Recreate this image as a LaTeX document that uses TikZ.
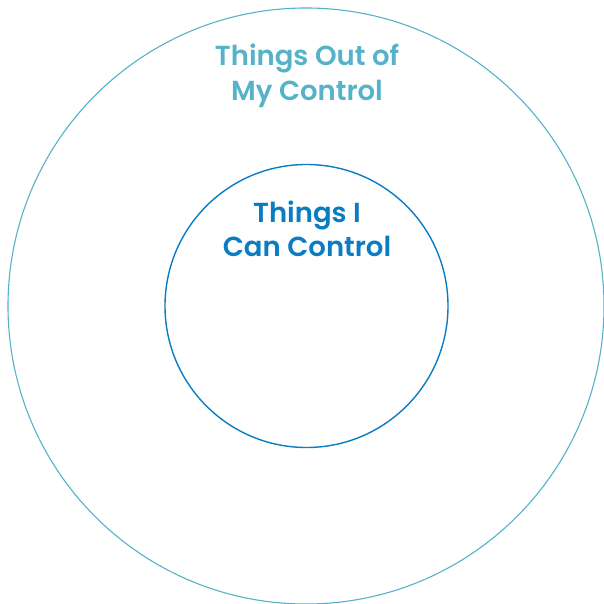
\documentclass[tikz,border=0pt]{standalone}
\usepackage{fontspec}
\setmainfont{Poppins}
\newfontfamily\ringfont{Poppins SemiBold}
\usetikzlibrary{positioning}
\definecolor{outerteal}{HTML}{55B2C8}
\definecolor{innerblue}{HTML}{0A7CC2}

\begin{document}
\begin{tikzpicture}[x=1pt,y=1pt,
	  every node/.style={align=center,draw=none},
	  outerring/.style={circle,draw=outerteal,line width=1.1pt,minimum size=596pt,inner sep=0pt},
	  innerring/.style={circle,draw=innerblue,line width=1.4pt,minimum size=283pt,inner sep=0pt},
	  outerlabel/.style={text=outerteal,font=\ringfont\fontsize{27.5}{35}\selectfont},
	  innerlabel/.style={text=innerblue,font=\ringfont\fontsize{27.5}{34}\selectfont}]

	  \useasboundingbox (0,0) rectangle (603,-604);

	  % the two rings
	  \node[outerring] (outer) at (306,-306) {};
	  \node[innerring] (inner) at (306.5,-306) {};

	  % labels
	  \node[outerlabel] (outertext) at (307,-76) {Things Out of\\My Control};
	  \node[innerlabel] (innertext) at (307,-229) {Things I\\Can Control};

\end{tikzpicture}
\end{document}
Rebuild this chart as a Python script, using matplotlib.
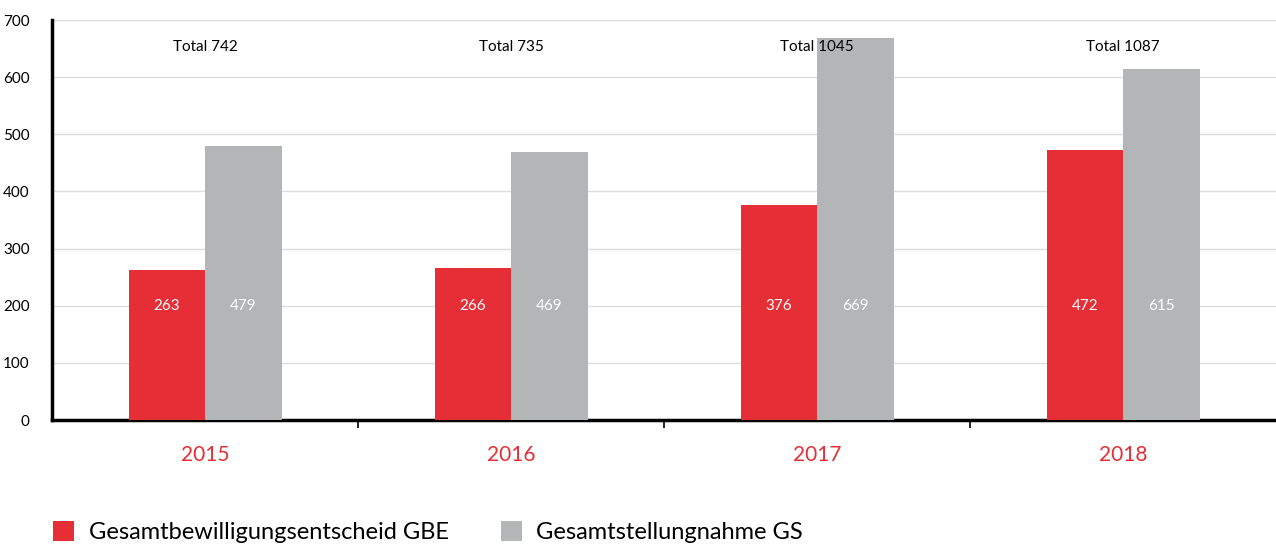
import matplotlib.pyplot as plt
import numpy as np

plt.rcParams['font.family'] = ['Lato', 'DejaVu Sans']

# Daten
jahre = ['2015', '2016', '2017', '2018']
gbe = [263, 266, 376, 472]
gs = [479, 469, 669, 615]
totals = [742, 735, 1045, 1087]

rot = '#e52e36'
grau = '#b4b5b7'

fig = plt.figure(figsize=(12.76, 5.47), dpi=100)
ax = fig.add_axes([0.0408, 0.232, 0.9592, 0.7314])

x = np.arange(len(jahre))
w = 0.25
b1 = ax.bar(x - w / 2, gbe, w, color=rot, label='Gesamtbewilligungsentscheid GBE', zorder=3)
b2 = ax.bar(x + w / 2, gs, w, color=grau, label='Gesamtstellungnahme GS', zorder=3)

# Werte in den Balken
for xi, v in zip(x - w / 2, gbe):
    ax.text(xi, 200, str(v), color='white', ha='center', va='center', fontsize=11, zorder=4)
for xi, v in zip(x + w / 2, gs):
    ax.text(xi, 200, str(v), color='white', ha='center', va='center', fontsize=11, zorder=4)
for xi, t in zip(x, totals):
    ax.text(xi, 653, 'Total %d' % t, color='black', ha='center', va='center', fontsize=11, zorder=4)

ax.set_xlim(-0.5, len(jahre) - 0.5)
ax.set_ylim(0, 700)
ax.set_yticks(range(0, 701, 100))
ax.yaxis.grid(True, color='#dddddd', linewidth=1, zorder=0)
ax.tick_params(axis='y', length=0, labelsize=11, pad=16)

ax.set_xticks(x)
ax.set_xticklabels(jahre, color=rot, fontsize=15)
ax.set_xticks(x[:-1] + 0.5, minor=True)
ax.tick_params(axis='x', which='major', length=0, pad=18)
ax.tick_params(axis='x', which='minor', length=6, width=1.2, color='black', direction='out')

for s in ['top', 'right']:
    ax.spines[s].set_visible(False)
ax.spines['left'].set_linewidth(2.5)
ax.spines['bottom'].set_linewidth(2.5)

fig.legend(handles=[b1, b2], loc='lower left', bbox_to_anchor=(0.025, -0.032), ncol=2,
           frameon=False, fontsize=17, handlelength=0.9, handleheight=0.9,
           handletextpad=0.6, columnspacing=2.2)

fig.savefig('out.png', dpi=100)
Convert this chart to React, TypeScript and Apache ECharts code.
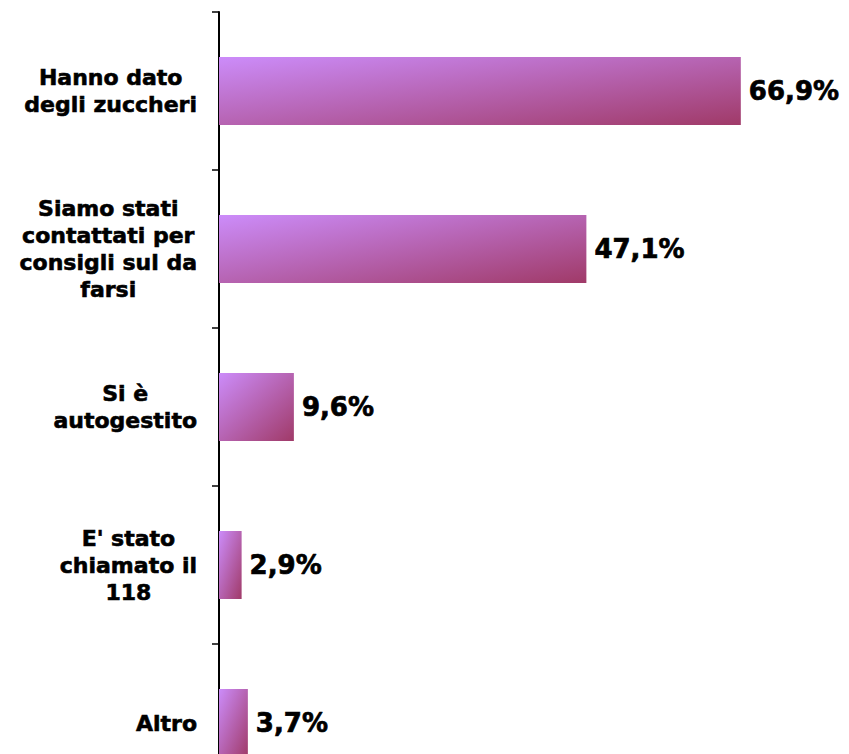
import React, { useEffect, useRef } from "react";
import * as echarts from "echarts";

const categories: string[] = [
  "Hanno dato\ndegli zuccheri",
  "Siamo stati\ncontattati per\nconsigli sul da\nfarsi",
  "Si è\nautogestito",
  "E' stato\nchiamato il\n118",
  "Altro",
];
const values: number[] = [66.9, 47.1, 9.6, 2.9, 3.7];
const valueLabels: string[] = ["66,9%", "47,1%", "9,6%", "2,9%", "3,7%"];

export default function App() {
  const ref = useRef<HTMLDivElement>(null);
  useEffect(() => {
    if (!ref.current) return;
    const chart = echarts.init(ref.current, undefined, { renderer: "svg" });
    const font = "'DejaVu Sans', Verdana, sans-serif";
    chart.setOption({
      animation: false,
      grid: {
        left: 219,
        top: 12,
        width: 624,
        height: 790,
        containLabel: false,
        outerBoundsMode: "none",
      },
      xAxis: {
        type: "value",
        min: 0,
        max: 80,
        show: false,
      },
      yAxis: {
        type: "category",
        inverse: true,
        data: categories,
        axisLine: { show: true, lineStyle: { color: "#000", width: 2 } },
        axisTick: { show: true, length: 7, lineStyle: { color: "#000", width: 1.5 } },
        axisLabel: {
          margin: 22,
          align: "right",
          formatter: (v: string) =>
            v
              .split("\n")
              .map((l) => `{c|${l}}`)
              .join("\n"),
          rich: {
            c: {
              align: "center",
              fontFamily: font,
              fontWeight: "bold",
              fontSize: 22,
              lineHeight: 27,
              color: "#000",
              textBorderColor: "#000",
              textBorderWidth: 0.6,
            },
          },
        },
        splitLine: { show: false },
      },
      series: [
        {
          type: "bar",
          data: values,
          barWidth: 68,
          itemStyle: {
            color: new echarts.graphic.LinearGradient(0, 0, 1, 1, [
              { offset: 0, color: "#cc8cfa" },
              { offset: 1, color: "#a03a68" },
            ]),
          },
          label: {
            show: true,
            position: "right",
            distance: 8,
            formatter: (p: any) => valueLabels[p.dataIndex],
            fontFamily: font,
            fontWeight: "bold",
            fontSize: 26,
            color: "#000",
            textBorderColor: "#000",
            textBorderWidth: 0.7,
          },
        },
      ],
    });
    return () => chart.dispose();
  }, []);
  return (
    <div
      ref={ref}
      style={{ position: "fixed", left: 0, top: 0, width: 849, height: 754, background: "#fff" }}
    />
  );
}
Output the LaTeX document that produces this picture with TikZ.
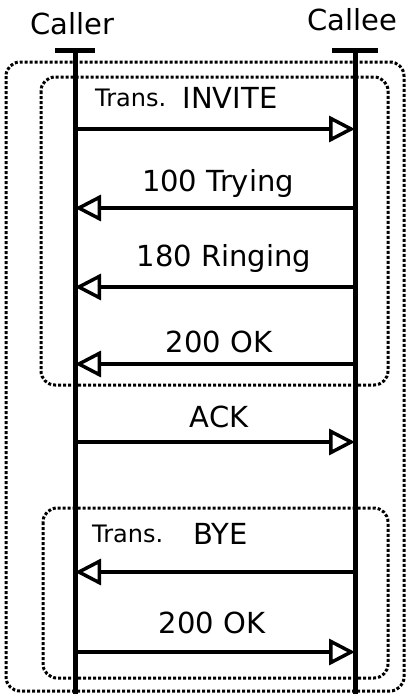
================================
▶ **Written exercise**: Copy only the lines above from the one containing "Convert this chart" through the one containing "const valueLabels: string[]", both included. Leave out the pictures.

▶ **Exercise output**:
Convert this chart to React, TypeScript and Apache ECharts code.
import React, { useEffect, useRef } from "react";
import * as echarts from "echarts";

const categories: string[] = [
  "Hanno dato\ndegli zuccheri",
  "Siamo stati\ncontattati per\nconsigli sul da\nfarsi",
  "Si è\nautogestito",
  "E' stato\nchiamato il\n118",
  "Altro",
];
const values: number[] = [66.9, 47.1, 9.6, 2.9, 3.7];
const valueLabels: string[] = ["66,9%", "47,1%", "9,6%", "2,9%", "3,7%"];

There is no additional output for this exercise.